Outlook: Griffith was a consistent and productive winger in the OHL. His overall game still needs refining, but he’ll get that in Providence under Bruce Cassidy. Where he was once a one-dimensional scorer who wasn’t all that willing to go into the dirty areas of the ice, Griffith has shown a marked improvement in his approach, and he could become a fan favorite in short order.

Lightning Player spotlight: Adam Erne (North Branford, Conn.), LW

Scouting report: Thickly built with broad shoulders and a natural ability to shield the puck and fight through checks. Dangerous, opportunistic scorer who has a nose for the net and will pay the price to make the play. When on his game, Erne is a true power forward who cycles the puck down low effectively and then moves into prime scoring areas looking to finish off the play. Creates space for his linemates and has a knack for the game.

On playing his first game with a Lightning jersey on: “Before the game, it was butterflies to say the least; I was pretty nervous. You’re representing the team, you want to play well. Plus, we were playing the Bruins, especially growing up as a New England guy you watch them, you watch the (New York) Rangers, so you get the first shift going, you get the butterflies out and things just start rolling from there.”

On scoring the tying goal with less than a minute left in regulation: “It was kind of a scrum in front, I wasn’t sure if I got it at all. I don’t really know what happened. It was a scrum in front, I was just kind of whacking away at it and the puck ended up in the back of the net.”

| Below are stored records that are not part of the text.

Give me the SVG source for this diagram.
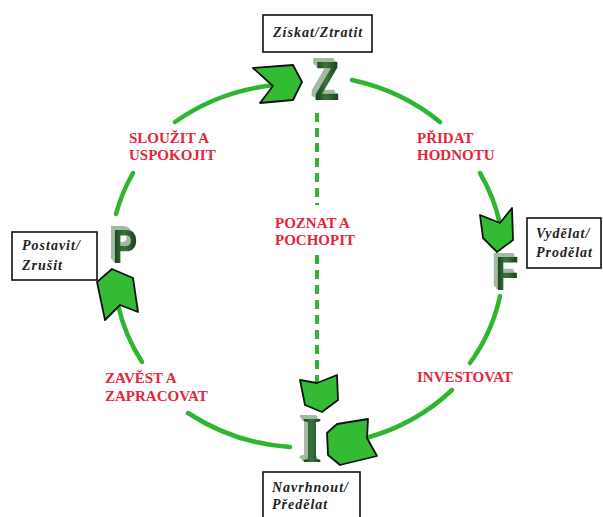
<svg xmlns="http://www.w3.org/2000/svg" width="603" height="517" viewBox="0 0 603 517">
  <defs>
    <linearGradient id="face" x1="0" y1="0" x2="1" y2="0">
      <stop offset="0" stop-color="#143a18"/>
      <stop offset="0.45" stop-color="#3a743d"/>
      <stop offset="1" stop-color="#173f1b"/>
    </linearGradient>
    <filter id="ext" x="-40%" y="-30%" width="180%" height="160%">
      <feOffset in="SourceAlpha" dx="-2" dy="-1.5" result="o1"/>
      <feOffset in="SourceAlpha" dx="-4" dy="-3" result="o2"/>
      <feOffset in="SourceAlpha" dx="-5.5" dy="-4" result="o3"/>
      <feMerge result="m"><feMergeNode in="o1"/><feMergeNode in="o2"/><feMergeNode in="o3"/></feMerge>
      <feFlood flood-color="#a4b8a4"/>
      <feComposite in2="m" operator="in" result="s"/>
      <feMerge><feMergeNode in="s"/><feMergeNode in="SourceGraphic"/></feMerge>
    </filter>
    <style>
      .arc{fill:none;stroke:#2fb52f;stroke-width:4.5;stroke-linecap:round}
      .dash{fill:none;stroke:#2fb52f;stroke-width:4;stroke-dasharray:9 6}
      .chev{fill:#33bb33;stroke:#111;stroke-width:1.8;stroke-linejoin:round}
      .lbl{font-family:"Liberation Serif","Times New Roman",serif;font-weight:bold;font-size:15px;fill:#e3263a}
      .box{fill:#fff;stroke:#111;stroke-width:1.6}
      .btx{font-family:"Liberation Serif","Times New Roman",serif;font-weight:bold;font-style:italic;font-size:14px;fill:#222;letter-spacing:1px}
      .let{fill:url(#face);filter:url(#ext)}
      .sans{font-family:"Liberation Sans",Arial,sans-serif;font-weight:bold;text-anchor:middle}
      .serif{font-family:"Liberation Serif","Times New Roman",serif;font-weight:bold;text-anchor:middle}
    </style>
  </defs>

  <g id="connectors">
    <path class="arc" d="M116,214 A200,184 0 0 1 133,173"/>
    <path class="arc" d="M175,122 A200,184 0 0 1 275,85"/>
    <path class="arc" d="M352,80 A200,184 0 0 1 440,122"/>
    <path class="arc" d="M480,173 A200,184 0 0 1 500,224"/>
    <path class="arc" d="M500,296 A200,184 0 0 1 470,363"/>
    <path class="arc" d="M452,390 A200,184 0 0 1 366,438"/>
    <path class="arc" d="M290,447 A200,184 0 0 1 188,413"/>
    <path class="arc" d="M142,362 A200,184 0 0 1 118,305"/>
    <path class="dash" d="M317,113 V205 M317,255 V386"/>
    <text class="lbl" x="129" y="143">SLOUŽIT A</text>
    <text class="lbl" x="129" y="160">USPOKOJIT</text>
    <text class="lbl" x="417" y="143">PŘIDAT</text>
    <text class="lbl" x="417" y="160">HODNOTU</text>
    <text class="lbl" x="275" y="228">POZNAT A</text>
    <text class="lbl" x="275" y="245">POCHOPIT</text>
    <text class="lbl" x="105" y="383">ZAVĚST A</text>
    <text class="lbl" x="105" y="401">ZAPRACOVAT</text>
    <text class="lbl" x="417" y="382">INVESTOVAT</text>
  </g>

  <g id="node-Z">
    <rect class="box" x="263" y="15" width="109" height="37"/>
    <text class="btx" x="273" y="37">Získat/Ztratit</text>
    <polygon class="chev" points="253,68 293,65 302,82 293,100 260,103 273,86"/>
    <text class="sans let" font-size="55" transform="translate(327,100) scale(0.74,1)">Z</text>
  </g>

  <g id="node-F">
    <rect class="box" x="527" y="218" width="74" height="50"/>
    <text class="btx" x="536" y="238" letter-spacing="0.6">Vydělat/</text>
    <text class="btx" x="536" y="257" letter-spacing="0.6">Prodělat</text>
    <polygon class="chev" points="480,215 500,223 512,208 513,240 497,252 483,238"/>
    <text class="sans let" font-size="48" transform="translate(507,290) scale(0.8,1)">F</text>
  </g>

  <g id="node-I">
    <rect class="box" x="263" y="472" width="97" height="60"/>
    <text class="btx" x="272" y="492">Navrhnout/</text>
    <text class="btx" x="272" y="509">Předělat</text>
    <polygon class="chev" points="300,380 317,383 337,375 338,400 322,412 305,405"/>
    <polygon class="chev" points="327,433 337,424 368,419 367,438 377,456 340,465 328,455"/>
    <text class="serif let" font-size="66" transform="translate(312,462) scale(0.78,1)">I</text>
  </g>

  <g id="node-P">
    <rect class="box" x="12" y="232" width="85" height="48"/>
    <text class="btx" x="22" y="250" letter-spacing="1.3">Postavit/</text>
    <text class="btx" x="22" y="270" letter-spacing="1.3">Zrušit</text>
    <polygon class="chev" points="97,282 112,269 133,278 138,312 120,305 105,320"/>
    <text class="sans let" font-size="48" transform="translate(125,263) scale(0.78,1)">P</text>
  </g>
</svg>
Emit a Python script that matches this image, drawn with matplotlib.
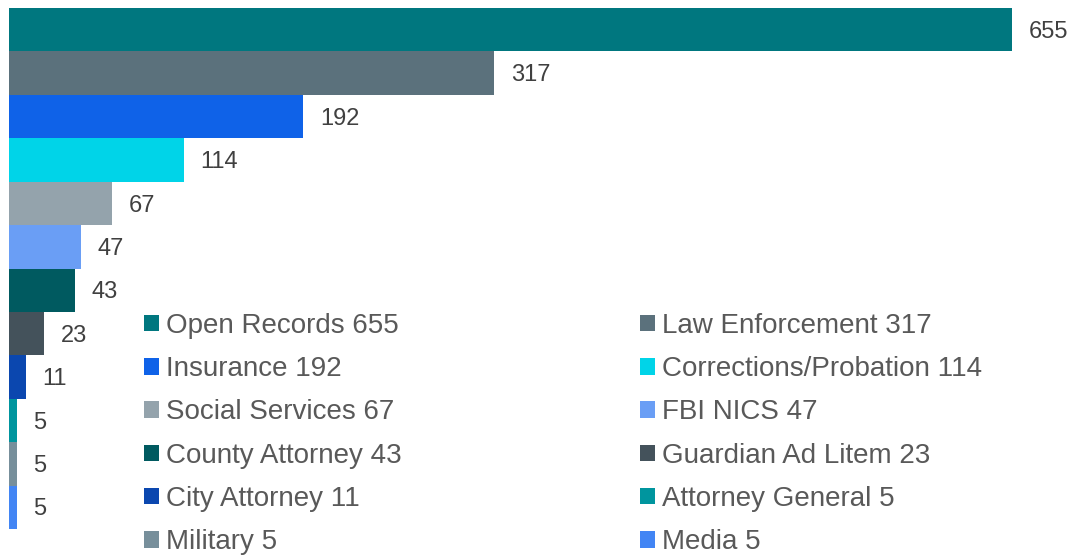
import matplotlib.pyplot as plt

# data
names = ['Open Records', 'Law Enforcement', 'Insurance', 'Corrections/Probation',
         'Social Services', 'FBI NICS', 'County Attorney', 'Guardian Ad Litem',
         'City Attorney', 'Attorney General', 'Military', 'Media']
values = [655, 317, 192, 114, 67, 47, 43, 23, 11, 5, 5, 5]
colors = ['#00777F', '#5B717C', '#0F62E8', '#00D4E8', '#94A3AC', '#6A9EF5',
          '#005A60', '#44525B', '#0B47AF', '#00959E', '#778F9B', '#4285F4']

plt.rcParams['font.family'] = ['Liberation Sans', 'DejaVu Sans']

fig = plt.figure(figsize=(10.7, 5.56), dpi=100)
ax = fig.add_axes([9 / 1070, 27 / 556, 1003 / 1070, 521 / 556])

ypos = list(range(len(values)))
bars = ax.barh(ypos, values, height=1.0, color=colors)

# value labels
for y, v in zip(ypos, values):
    ax.text(v + 11, y + 0.05, '%d' % v, ha='left', va='center', fontsize=17,
            color='#404040', clip_on=False)

ax.set_xlim(0, 655)
ax.set_ylim(len(values) - 0.5, -0.5)
ax.axis('off')

labels = ['%s %d' % (n, v) for n, v in zip(names, values)]
patches = list(bars.patches)

legend_kw = dict(frameon=False, fontsize=20, labelcolor='#595959',
                 handlelength=0.54, handleheight=0.54, handletextpad=0.25,
                 labelspacing=0.62, borderpad=0, borderaxespad=0)

# row-major legend in two columns
leg1 = fig.legend(patches[0::2], labels[0::2], loc='upper left',
                  bbox_to_anchor=(144 / 1070, 1 - 313 / 556), **legend_kw)
leg2 = fig.legend(patches[1::2], labels[1::2], loc='upper left',
                  bbox_to_anchor=(640 / 1070, 1 - 313 / 556), **legend_kw)

fig.savefig('out.png', dpi=100)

On what to improve upon with the first rookie game out of the way: “Just the confidence is a big thing. Be able to skate with the puck and not try to get rid of it so fast. You have more time than you think. If I can play the same way in the next two games, I’ll be happy.”

What’s up with the “All Russian Except for Adam Erne PP unit”? “I don’t know but I like it, though! I know them all, so it’s been fun. I think I may put a ‘v’ on my name and tape it on the back of my jersey (Ernev) for practice.”

On whether there are any communications breakdowns with the four Russians: “Once we’re on the ice, it’s not a problem like ‘hey, hey, hey’ it’s not really English or Russian. But off the ice, I played with Kucherov in Quebec, Namestnikov is my roommate here and Sergeev, I play against him all the time in the ‘Q’, Nestorov I met in development camp, so I know them all and we get along both on the ice and off.”

Outlook: Erne is a legitimate talent who will likely go back to the QMJHL this fall brimming with confidence after positive experiences in Tampa at development and rookie camps. If he was disappointed about not being picked in the first round last June, he doesn’t show it, and recognizes the opportunity he has as part of a resurgent Lightning organization.  If he can continue to develop his big body to improve his strength and conditioning levels, he brings enough offensive ability to be a potential top-six or at the very least top-nine NHL winger someday.